Wednesday, March 26, 2014

The Red Chair

Princess & the Red Chair

We didn't move, not really. But my best guy did bring his painting studio back home, which meant that the TV room had to take over the computer space, which put the computer stuff in my workroom, which… you get the picture. Too little house for too much furniture.

So we've been re-arranging stuff, recycling stuff, selling stuff, and just generally moving stuff along. Including giving stuff away. Some things have been easy to part with, and some have been a lot harder. In the middle range was the Red Chair. The chair that was given to me by college chums and in which I wrote my graduate thesis.

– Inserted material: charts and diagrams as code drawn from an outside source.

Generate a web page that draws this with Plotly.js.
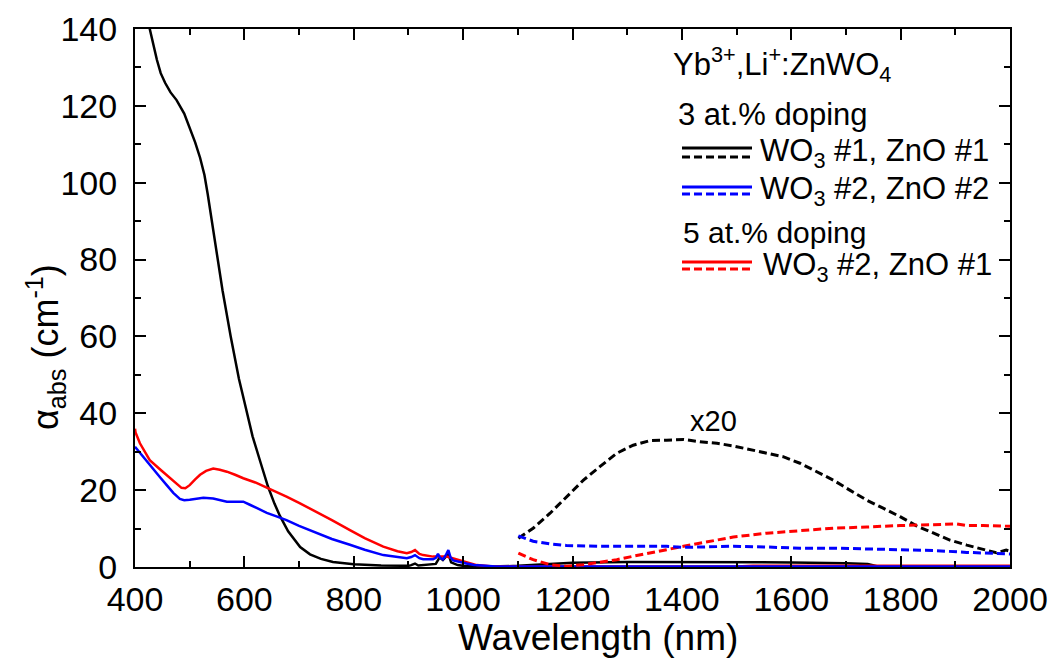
<!DOCTYPE html>
<html>
<head>
<meta charset="utf-8">
<script src="https://cdn.plot.ly/plotly-3.0.1.min.js"></script>
<style>html,body{margin:0;padding:0;background:#fff;}#chart{width:1057px;height:659px;}</style>
</head>
<body>
<div id="chart"></div>
<script>
// ---------- data ----------
// 3 at.% doping, WO3 #1, ZnO #1 (black, solid)
const blackSolidX = [400,410,420,427,433,440,447,455,465,476,490,500,510,519,527,533,545,560,575,590,600,615,630,643,655,665,680,702,720,740,762,800,850,900,905,912,918,950,957,963,973,978,990,1000,1050,1100,1150,1200,1300,1400,1500,1600,1700,1740,1760,1800,2000];
const blackSolidY = [170,158,147,140,136,132,128.5,126,123.5,121.5,118,114.5,110.5,106.5,102,97,86,72,60,49,43,34,27,21,16.5,13.3,9.3,5.2,3.3,2.1,1.3,0.7,0.4,0.3,0.5,0.9,0.4,0.8,2.5,1.8,3.4,1.2,0.5,0.3,0.1,0.3,0.7,1.1,1.3,1.3,1.3,1.2,1.0,0.8,0.1,0.1,0.1];
// 5 at.% doping, WO3 #2, ZnO #1 (red, solid)
const redSolidX = [400,401,409,427,445,458,470,485,492,500,510,519,530,543,555,568,583,598,620,641,660,677,700,732,760,793,820,854,880,897,905,912,920,927,945,970,994,1010,1025,1050,1070,1100,1500,1530,2000];
const redSolidY = [36,35,32.2,27.8,25.5,23.9,22.2,20.6,20.5,21.3,22.8,24,25,25.6,25.3,24.8,24,23.1,22,20.7,19.5,18.3,16.7,14.4,12.2,9.6,7.5,5.3,4.1,3.6,3.9,4.4,3.4,3.1,2.7,2.7,1.8,1.0,0.5,0.2,0.1,0.1,0.1,0.3,0.3];
// 3 at.% doping, WO3 #2, ZnO #2 (blue, solid)
const blueSolidX = [400,410,427,445,458,470,482,490,500,512,525,543,555,568,585,598,610,622,641,660,677,700,732,760,793,820,854,880,897,905,912,920,927,945,950,954,958,963,968,973,977,982,995,1006,1020,1037,1060,1100,2000];
const blueSolidY = [31.3,29.5,26.5,23.5,21.3,19.3,17.7,17.4,17.5,17.8,18.0,17.8,17.4,17.0,17.0,17.0,16.2,15.3,14.1,13.1,12.2,10.7,8.8,7.3,5.8,4.5,3.1,2.6,2.3,2.6,3.1,2.3,2.0,2.0,2.4,3.4,2.4,2.0,3.0,4.4,2.5,1.7,1.2,0.9,0.5,0.3,0.15,0.1,0.1];
// x20 magnified NIR parts (dashed)
const blackDashX = [1101,1128,1159,1189,1220,1250,1281,1311,1342,1372,1403,1433,1464,1494,1525,1555,1585,1616,1646,1677,1707,1738,1768,1799,1829,1860,1890,1921,1951,1975,1993,2000];
const blackDashY = [7.5,10.1,14.0,18.3,22.6,26.1,29.6,31.7,32.9,33.0,33.2,32.6,32.2,31.5,30.6,29.7,28.7,27.0,24.8,22.6,20.0,17.4,15.3,13.1,10.7,8.8,7.0,5.7,4.6,3.7,4.4,4.1];
const blueDashX = [1101,1128,1159,1189,1250,1311,1372,1403,1433,1494,1555,1616,1677,1738,1799,1860,1921,1982,2000];
const blueDashY = [8.1,6.7,6.0,5.6,5.4,5.4,5.4,5.1,5.2,5.4,5.2,4.9,4.9,4.7,4.5,4.3,3.8,3.5,3.4];
const redDashX = [1101,1128,1159,1189,1220,1250,1281,1311,1342,1372,1403,1433,1464,1494,1555,1616,1677,1738,1799,1860,1903,1921,1951,2000];
const redDashY = [3.6,1.9,0.6,0.2,0.6,1.2,1.9,2.8,3.6,4.5,5.4,6.2,7.1,7.8,8.8,9.5,10.1,10.4,10.8,11.0,11.2,10.8,10.8,10.6];

const xTickVals = [400,600,800,1000,1200,1400,1600,1800,2000];
const yTickVals = [0,20,40,60,80,100,120,140];

const legendTitle = 'Yb<sup>3+</sup>,Li<sup>+</sup>:ZnWO<sub>4</sub>';
const groupLabels = ['3 at.% doping', '5 at.% doping'];
const seriesLabels = ['WO<sub>3</sub> #1, ZnO #1', 'WO<sub>3</sub> #2, ZnO #2', 'WO<sub>3</sub> #2, ZnO #1'];
const seriesColors = ['#000000', '#0000ff', '#ff0000'];

// ---------- plot ----------
const FONT = 'Liberation Sans, Arial, sans-serif';
const LW = 2.5;
const DASH = '8px,4px';

const traces = [
  {x: blackSolidX, y: blackSolidY, mode: 'lines', line: {color: seriesColors[0], width: LW}},
  {x: redSolidX, y: redSolidY, mode: 'lines', line: {color: seriesColors[2], width: LW}},
  {x: blueSolidX, y: blueSolidY, mode: 'lines', line: {color: seriesColors[1], width: LW}},
  {x: blackDashX, y: blackDashY, mode: 'lines', line: {color: seriesColors[0], width: 3, dash: DASH}},
  {x: redDashX, y: redDashY, mode: 'lines', line: {color: seriesColors[2], width: 3, dash: DASH}},
  {x: blueDashX, y: blueDashY, mode: 'lines', line: {color: seriesColors[1], width: 3, dash: DASH}}
];

// plot area in pixels: x 135..1010, y 29..567
const L = 135, R = 1010, T = 29, B = 567;
const px = v => (v - L) / (R - L);
const py = v => (B - v) / (B - T);

const shapes = [];
const legendRows = [ [148,157], [187,194], [262,269] ];
legendRows.forEach((r, i) => {
  shapes.push({type:'line', xref:'paper', yref:'paper', x0:px(682), x1:px(752), y0:py(r[0]), y1:py(r[0]), line:{color:seriesColors[i], width:3}});
  shapes.push({type:'line', xref:'paper', yref:'paper', x0:px(682), x1:px(752), y0:py(r[1]), y1:py(r[1]), line:{color:seriesColors[i], width:3, dash:'8px,4px'}});
});

const ann = (text, x, y, size, extra) => Object.assign({text, x:px(x), y:py(y), xref:'paper', yref:'paper', xanchor:'left', yanchor:'middle', showarrow:false, font:{family:FONT, size, color:'#000'}}, extra || {});

const annotations = [
  ann(legendTitle, 671, 64, 31),
  ann(groupLabels[0], 676, 115, 31),
  ann(seriesLabels[0], 758, 153, 31),
  ann(seriesLabels[1], 758, 191, 31),
  ann(groupLabels[1], 681, 232, 30),
  ann(seriesLabels[2], 761, 267, 31),
  {text:'x20', x:1458, y:38, xref:'x', yref:'y', xanchor:'center', yanchor:'middle', showarrow:false, font:{family:FONT, size:29, color:'#000'}},
  ann('Wavelength (nm)', 598, 637, 37, {xanchor:'center'}),
  ann('α<sub>abs</sub> (cm<sup>-1</sup>)', 45, 347, 36, {xanchor:'center', textangle:-90})
];

const axisCommon = {
  showgrid:false, zeroline:false, showline:true, linecolor:'#000', linewidth:2,
  mirror:'ticks', ticks:'inside', ticklen:11, tickwidth:2, tickcolor:'#000',
  tickfont:{family:FONT, size:34, color:'#000'}
};

const layout = {
  width:1057, height:659,
  margin:{l:L, r:1057-R, t:T, b:659-B, pad:0},
  paper_bgcolor:'#fff', plot_bgcolor:'#fff',
  showlegend:false,
  xaxis: Object.assign({}, axisCommon, {range:[400,2000], tickmode:'array', tickvals:xTickVals, ticktext:xTickVals.map(String),
    minor:{dtick:100, tick0:400, ticks:'inside', ticklen:6, tickwidth:2, tickcolor:'#000'}, ticklabelstandoff:1}),
  yaxis: Object.assign({}, axisCommon, {range:[0,140], tickmode:'array', tickvals:yTickVals, ticktext:yTickVals.map(String),
    minor:{dtick:10, tick0:0, ticks:'inside', ticklen:6, tickwidth:2, tickcolor:'#000'}, ticklabelstandoff:9}),
  shapes, annotations
};

Plotly.newPlot('chart', traces, layout, {staticPlot:true, displayModeBar:false});
</script>
</body>
</html>
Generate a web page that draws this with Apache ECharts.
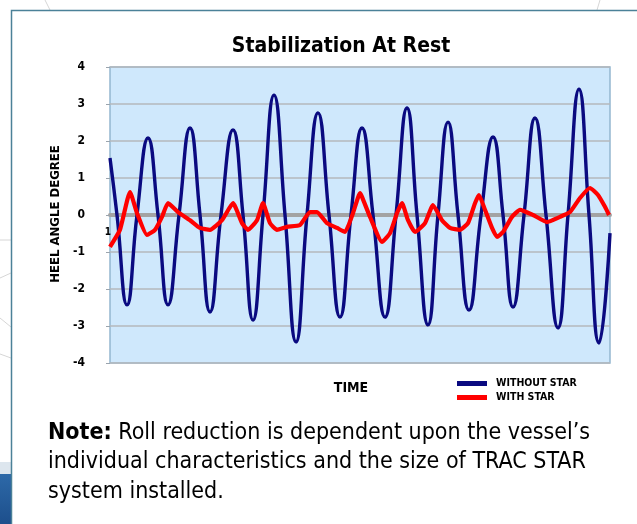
<!DOCTYPE html>
<html>
<head>
<meta charset="utf-8">
<script src="https://cdn.jsdelivr.net/npm/echarts@6/dist/echarts.min.js"></script>
<style>
html,body{margin:0;padding:0;background:#fff;}
#chart{width:637px;height:524px;}
</style>
</head>
<body>
<div id="chart"></div>
<script>
// ---- data ----
var titleText = 'Stabilization At Rest';
var yTicks = [-4, -3, -2, -1, 0, 1, 2, 3, 4];
var seriesNames = ['WITHOUT STAR', 'WITH STAR'];
// time (sample index) and heel angle, without STAR (extremes and zero crossings)
var timeWithout = [0, 7, 17, 27, 38, 48, 58, 69, 80, 90, 100, 111, 123, 133, 143, 153, 164, 175, 186, 197, 208, 219, 230, 241, 252, 263, 275, 286, 297, 307, 318, 328, 338, 348, 359, 371, 383, 393, 403, 414, 425, 436, 448, 458, 469, 479, 489, 500];
var heelWithout = [1.54, 0, -2.43, 0, 2.08, 0, -2.43, 0, 2.35, 0, -2.62, 0, 2.30, 0, -2.84, 0, 3.24, 0, -3.43, 0, 2.76, 0, -2.76, 0, 2.35, 0, -2.76, 0, 2.89, 0, -2.97, 0, 2.51, 0, -2.57, 0, 2.11, 0, -2.49, 0, 2.62, 0, -3.05, 0, 3.40, 0, -3.46, -0.49];
// time and heel angle, with STAR
var timeWith = [0, 10, 20, 27, 37, 45, 52, 58, 68, 80, 90, 100, 112, 123, 132, 138, 147, 153, 160, 167, 177, 190, 200, 207, 217, 227, 235, 243, 250, 252, 260, 272, 280, 287, 292, 298, 305, 315, 323, 332, 340, 350, 358, 365, 369, 375, 382, 387, 393, 402, 410, 423, 437, 450, 460, 470, 480, 488, 495, 499];
var heelWith = [-0.86, -0.40, 0.62, 0.05, -0.54, -0.40, -0.05, 0.32, 0.08, -0.14, -0.35, -0.40, -0.14, 0.32, -0.22, -0.40, -0.14, 0.32, -0.22, -0.40, -0.32, -0.27, 0.08, 0.08, -0.22, -0.35, -0.46, 0.05, 0.59, 0.49, -0.05, -0.73, -0.49, 0.05, 0.32, -0.14, -0.46, -0.22, 0.27, -0.14, -0.35, -0.40, -0.22, 0.32, 0.54, 0.14, -0.35, -0.59, -0.46, -0.05, 0.14, 0.00, -0.19, -0.05, 0.08, 0.46, 0.73, 0.54, 0.22, 0.00];
var yAxisName = 'HEEL ANGLE DEGREE';
var xAxisName = 'TIME';
var xStartLabel = '1';
var noteBold = 'Note:';
var noteLines = [' Roll reduction is dependent upon the vessel\u2019s', 'individual characteristics and the size of TRAC STAR', 'system installed.'];

function pairs(xs, ys) { return xs.map(function (x, i) { return [x, ys[i]]; }); }

var FONT = '"Liberation Sans Narrow","DejaVu Sans Condensed","Liberation Sans",sans-serif';

var chart = echarts.init(document.getElementById('chart'), null, {renderer: 'canvas'});
var option = {
  animation: false,
  backgroundColor: '#ffffff',
  title: {
    text: titleText,
    left: 336, top: 31, textAlign: 'center',
    textStyle: {fontFamily: FONT, fontWeight: 'bold', fontSize: 21, color: '#000'}
  },
  grid: {
    left: 110, top: 67, right: 27, bottom: 161,
    show: true, backgroundColor: '#cfe8fc', borderColor: '#94b6cf', borderWidth: 1.5,
    containLabel: false
  },
  legend: {
    orient: 'vertical', left: 457, top: 378, itemGap: 3, padding: 0,
    itemWidth: 30, itemHeight: 5, icon: 'rect',
    textStyle: {fontFamily: FONT, fontWeight: 'bold', fontSize: 10.5, color: '#000', padding: [0, 0, 0, 4]},
    data: seriesNames
  },
  xAxis: {
    type: 'value', min: 0, max: 500, interval: 500,
    axisLine: {show: true, onZero: true, lineStyle: {color: '#a3a3a3', width: 4}},
    axisTick: {show: false},
    splitLine: {show: false},
    axisLabel: {show: false}
  },
  yAxis: {
    type: 'value', min: yTicks[0], max: yTicks[yTicks.length - 1], interval: 1,
    axisLine: {show: false},
    axisTick: {show: true, length: 4, lineStyle: {color: '#9aa4ad'}},
    splitLine: {show: true, lineStyle: {color: '#b4b8bd', width: 1.5}},
    axisLabel: {margin: 25, fontFamily: FONT, fontWeight: 'bold', fontSize: 12, color: '#000'}
  },
  series: [
    {
      name: seriesNames[0], type: 'line', data: pairs(timeWithout, heelWithout),
      smooth: 0.5, showSymbol: false, symbol: 'none',
      lineStyle: {color: '#0a0a80', width: 3.4}, itemStyle: {color: '#0a0a80'}, z: 3
    },
    {
      name: seriesNames[1], type: 'line', data: pairs(timeWith, heelWith),
      smooth: 0.15, showSymbol: false, symbol: 'none',
      lineStyle: {color: '#ff0000', width: 4.2}, itemStyle: {color: '#ff0000'}, z: 4
    }
  ],
  graphic: [
    // decorative faint lines outside the card
    {type: 'line', shape: {x1: 45, y1: 0, x2: 50, y2: 10}, style: {stroke: '#d6d6d6', lineWidth: 1}, z: -10},
    {type: 'line', shape: {x1: 600, y1: 0, x2: 597, y2: 10}, style: {stroke: '#d6d6d6', lineWidth: 1}, z: -10},
    {type: 'line', shape: {x1: 0, y1: 240, x2: 11, y2: 240}, style: {stroke: '#d6d6d6', lineWidth: 1}, z: -10},
    {type: 'line', shape: {x1: 0, y1: 278, x2: 11, y2: 273}, style: {stroke: '#d6d6d6', lineWidth: 1}, z: -10},
    {type: 'line', shape: {x1: 0, y1: 318, x2: 11, y2: 327}, style: {stroke: '#d6d6d6', lineWidth: 1}, z: -10},
    {type: 'line', shape: {x1: 0, y1: 354, x2: 11, y2: 358}, style: {stroke: '#d6d6d6', lineWidth: 1}, z: -10},
    // blue image strip at bottom left
    {type: 'rect', shape: {x: 0, y: 462, width: 11, height: 12}, style: {fill: '#dde6ee'}, z: -10},
    {type: 'rect', shape: {x: 0, y: 474, width: 11, height: 50}, style: {fill: {type: 'linear', x: 0, y: 0, x2: 0, y2: 1, colorStops: [{offset: 0, color: '#2d69a8'}, {offset: 1, color: '#1d4f8c'}]}}, z: -10},
    // card border
    {type: 'polyline', shape: {points: [[11.5, 530], [11.5, 10.5], [640, 10.5]]}, style: {stroke: '#4b8198', lineWidth: 1.5, fill: null}, z: -5},
    // axis titles and start label
    {type: 'text', x: 56, y: 214, rotation: Math.PI / 2,
      style: {text: yAxisName, font: 'bold 13px ' + FONT, fill: '#000', align: 'center', verticalAlign: 'middle'}},
    {type: 'text', x: 351, y: 388,
      style: {text: xAxisName, font: 'bold 14px ' + FONT, fill: '#000', align: 'center', verticalAlign: 'middle'}},
    {type: 'text', x: 108, y: 232,
      style: {text: xStartLabel, font: 'bold 10px ' + FONT, fill: '#000', align: 'center', verticalAlign: 'middle'}},
    // note
    {type: 'text', x: 48, y: 418,
      style: {
        text: '{b|' + noteBold + '}{r|' + noteLines[0] + '}\n{r|' + noteLines[1] + '}\n{r|' + noteLines[2] + '}',
        fill: '#000', align: 'left', verticalAlign: 'top',
        rich: {
          b: {font: 'bold 23px ' + FONT, fill: '#000', lineHeight: 29.5},
          r: {font: '23px ' + FONT, fill: '#000', lineHeight: 29.5}
        }
      }}
  ]
};
chart.setOption(option);
</script>
</body>
</html>
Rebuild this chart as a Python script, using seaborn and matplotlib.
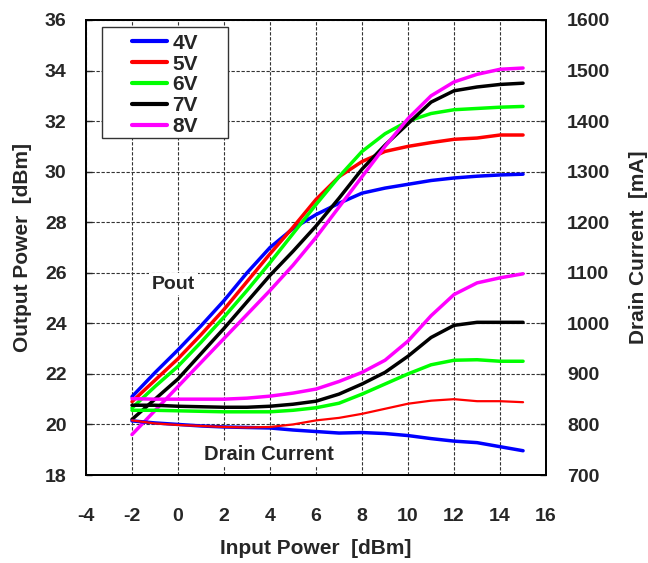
import pandas as pd
import matplotlib
matplotlib.use("Agg")
import matplotlib.pyplot as plt
from matplotlib.patches import Rectangle
import seaborn as sns

# input power sweep [dBm]
pin = [-2, -1, 0, 1, 2, 3, 4, 5, 6, 7, 8, 9, 10, 11, 12, 13, 14, 15]

# output power [dBm] per drain voltage
pout_4v = [21.1, 22.05, 22.95, 23.9, 24.9, 26.0, 27.0, 27.75, 28.3, 28.75, 29.15, 29.35, 29.5, 29.65, 29.75, 29.82, 29.87, 29.9]
pout_5v = [20.9, 21.75, 22.6, 23.55, 24.55, 25.65, 26.75, 27.8, 28.9, 29.8, 30.4, 30.8, 31.0, 31.15, 31.28, 31.33, 31.45, 31.45]
pout_6v = [20.65, 21.5, 22.3, 23.25, 24.25, 25.3, 26.4, 27.55, 28.7, 29.8, 30.8, 31.5, 32.0, 32.3, 32.45, 32.5, 32.55, 32.58]
pout_7v = [20.2, 21.0, 21.8, 22.8, 23.8, 24.85, 25.9, 26.85, 27.85, 28.95, 30.1, 31.05, 31.9, 32.75, 33.2, 33.35, 33.45, 33.5]
pout_8v = [19.6, 20.55, 21.5, 22.45, 23.4, 24.35, 25.3, 26.3, 27.4, 28.6, 29.8, 31.0, 32.1, 33.0, 33.55, 33.85, 34.05, 34.1]

# drain current [mA] per drain voltage
idd_4v = [807, 803, 800, 797, 795, 794, 793, 789, 786, 783, 784, 782, 778, 772, 767, 764, 756, 748]
idd_5v = [808, 802, 799, 797, 795, 794, 795, 800, 808, 813, 821, 831, 841, 847, 850, 846, 846, 844]
idd_6v = [828, 828, 827, 826, 825, 825, 825, 828, 833, 842, 860, 880, 900, 918, 927, 928, 925, 925]
idd_7v = [838, 838, 836, 835, 834, 834, 836, 840, 846, 860, 880, 903, 935, 972, 996, 1002, 1002, 1002]
idd_8v = [851, 850, 850, 850, 850, 852, 856, 862, 870, 885, 903, 927, 965, 1015, 1057, 1080, 1090, 1098]

voltages = ["4V", "5V", "6V", "7V", "8V"]
colores = ["#0000ff", "#ff0000", "#00ff00", "#000000", "#ff00ff"]

pout_all = [pout_4v, pout_5v, pout_6v, pout_7v, pout_8v]
idd_all = [idd_4v, idd_5v, idd_6v, idd_7v, idd_8v]

df_pout = pd.concat([pd.DataFrame({"Pin": pin, "Pout": p, "Vd": v}) for p, v in zip(pout_all, voltages)])
df_idd = pd.concat([pd.DataFrame({"Pin": pin, "Idd": i, "Vd": v}) for i, v in zip(idd_all, voltages)])

sns.set_style("white")
plt.rcParams['font.family'] = ['Liberation Sans', 'DejaVu Sans']
plt.rcParams['font.weight'] = 'bold'
plt.rcParams['axes.labelweight'] = 'bold'
plt.rcParams['axes.unicode_minus'] = False

fig = plt.figure(figsize=(6.48, 5.63), dpi=100)
ax = fig.add_axes([0.1327, 0.1563, 0.7100, 0.8082])
ax2 = ax.twinx()

paleta = dict(zip(voltages, colores))
sns.lineplot(data=df_pout, x="Pin", y="Pout", hue="Vd", palette=paleta, linewidth=2.5, ax=ax)
sns.lineplot(data=df_idd, x="Pin", y="Idd", hue="Vd", palette=paleta, linewidth=2.5, ax=ax2, legend=False)
for linea in ax2.get_lines():
    if linea.get_color() == "#ff0000":
        linea.set_linewidth(1.6)

ax.set_xlim(-4, 16)
ax.set_ylim(18, 36)
ax2.set_ylim(700, 1600)
ax.set_xticks(range(-4, 17, 2))
ax.set_yticks(range(18, 37, 2))
ax2.set_yticks(range(700, 1601, 100))

ax.grid(True, linestyle=(0, (3, 1.5)), color="#333333", linewidth=0.8)
ax.set_axisbelow(True)

ax.set_xlabel("Input Power  [dBm]", fontsize=15, fontweight="bold")
ax.set_ylabel("Output Power  [dBm]", fontsize=15, fontweight="bold")
ax2.set_ylabel("Drain Current  [mA]", fontsize=15, fontweight="bold")
ax.xaxis.set_label_coords(0.5, -0.14)
ax.yaxis.set_label_coords(-0.118, 0.5)
ax2.yaxis.set_label_coords(1.18, 0.5)

for a in (ax, ax2):
    a.tick_params(direction="in", length=4, width=1, labelsize=14)
    for lab in a.get_xticklabels() + a.get_yticklabels():
        lab.set_fontweight("bold")
    for s in a.spines.values():
        s.set_linewidth(1.3)
        s.set_color("black")
ax.tick_params(axis="x", pad=24)
ax.tick_params(axis="y", pad=14)
ax2.tick_params(axis="y", pad=15)

ax.text(-0.2, 25.55, "Pout", fontsize=14, fontweight="bold", ha="center", va="center",
        bbox=dict(facecolor="white", edgecolor="none", pad=2))
ax.text(3.96, 18.83, "Drain Current", fontsize=14.5, fontweight="bold", ha="center", va="center",
        bbox=dict(facecolor="white", edgecolor="none", pad=2))

# legend: frameless entries inside a plain box
ax.add_patch(Rectangle((0.0348, 0.7407), 0.2739, 0.2439, transform=ax.transAxes,
                       facecolor="white", edgecolor="#333333", linewidth=1.0, zorder=5))
handles, labels = ax.get_legend_handles_labels()
leg = ax.legend(handles, labels, loc="upper left", bbox_to_anchor=(0.1, 0.97),
                fontsize=15, frameon=False, handlelength=1.7, handletextpad=0.25,
                labelspacing=0.09, borderpad=0, borderaxespad=0)
leg.set_zorder(6)
for t in leg.get_texts():
    t.set_fontweight("bold")
for h in leg.get_lines():
    h.set_linewidth(3)

ax2.set_zorder(ax.get_zorder() + 1)
ax2.patch.set_visible(False)

fig.savefig("out.png", dpi=100)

It wasn't red then, but at some point it got painted red (Guilty. I confess. I did it.) and brightened up a corner of the small alcove just off the living room. Obviously a great place for a small, furry animal on a sunny afternoon. Like Princess, for example.

Luckily, Jackie and Adrian, with a new home to furnish in Alameda, saved the day and the chair. It's new role is to be Jackie's work chair, assuming that she can ever reclaim it from Mushu…

Mushu & the Red Chair

Photo courtesy of Jacquelyn Frost

Saturday, March 15, 2014

Volunteers of Oakland #3


Gosh, I wish I'd heard about this sooner. I could have lived with so much less garden-guilt. All those little plantlets and no place to put them, so off to the composter they went. Yeah, yeah, I understand that they certainly are useful as compost, but they still had to die.

But now, all those extra plants, bulbs, seedlings, vegetable starts and all that other green stuff can be given a new chance at life at The Plant Exchange on Saturday, March 29th at the First Presbyterian Church in (guess where?) Oakland!

Very briefly, it works like this: you bring your items to donate (click here for a list of what they accept), and then go "shop" (dangerous, ve-e-ery dangerous) among all the other plants and items donated by other generous gardeners. And the lovely people at The Plant Exchange even help you unload your donations and reload your car with your new acquisitions.

For the complete read-remember-and-follow instructions, click here.

I wish that I could say that I will see you there, but I can't make it this time. Even so, I'm dropping my donations off early - they accept them anytime after noon on March 15th at 2619 Broadway (along 27th Ave, near the handicapped parking spaces) - and marking my calendar for their next event in October.

Friday, March 7, 2014

Bottom Rot

2012 San Marzanos.  No Bottom Rot That Year.

Technically, it's not called bottom rot but "blossom end rot (BER)," but we sometimes are a bit more blunt - crude, even - around here.

But so what is it, anyway? A disorder of tomatoes and peppers, featuring lesions at the blossom end (dah!) of the fruit which all too often expand, turn funky and black, and ruin the fruit for eating. Ick. Sometimes you can salvage part of the tomato, but usually it's only use is for target practice in the green bin. Sadly, it seems to occur most frequently on paste-type tomatoes, such as our family favorite, San Marzano.

What to do? Well, BER is generally associated with a calcium deficiency in the plant and/or soil. And lots of expert-type people have all sorts of remedies. I also have one:

Save your empty egg shells, allow them to dry out for a few days, or weeks even, it doesn't seem to matter. Then crunch them up into little pieces* and mix a small amount of these crushed shells in the dirt at the bottom of the planting holes for your tomatoes.

If you do a web check, you will discover that many people have proposed this same idea, but they will also instruct you do crazy things like store the eggshells on top of the refrigerator (do they have a magic refrigerator? Mine only seems to collects dust). Or grind them up in the blender (just what you want… more dishes to wash).

Why mention this now? Because March is the time to start thinking about sowing your tomato seeds for this year's bountiful harvest (all fingers crossed). And adding a smidgen of those crushed eggshells to the potting mix certainly can't hurt.

OK, OK, so why grow tomatoes from seed? Because you need one more project to worry about.

No, really because it's the only way that I know which pretty much guarantees that the variety of tomato I want to grow will be available. Most nurseries only stock a few types, which may or may not be suited to your garden and/or your taste buds. Also, you are less likely to import diseases, such as late blight which decimated the tomato crops in 2009 and 2012.

*I first start with my fingers (easy to wash) and simply pinch and crush the shells. To reduce them further, stick them in a plastic bag, loosely tie or knot the bag shut and run your rolling pin over it a few times. Nothing to clean up. Does not collect dust.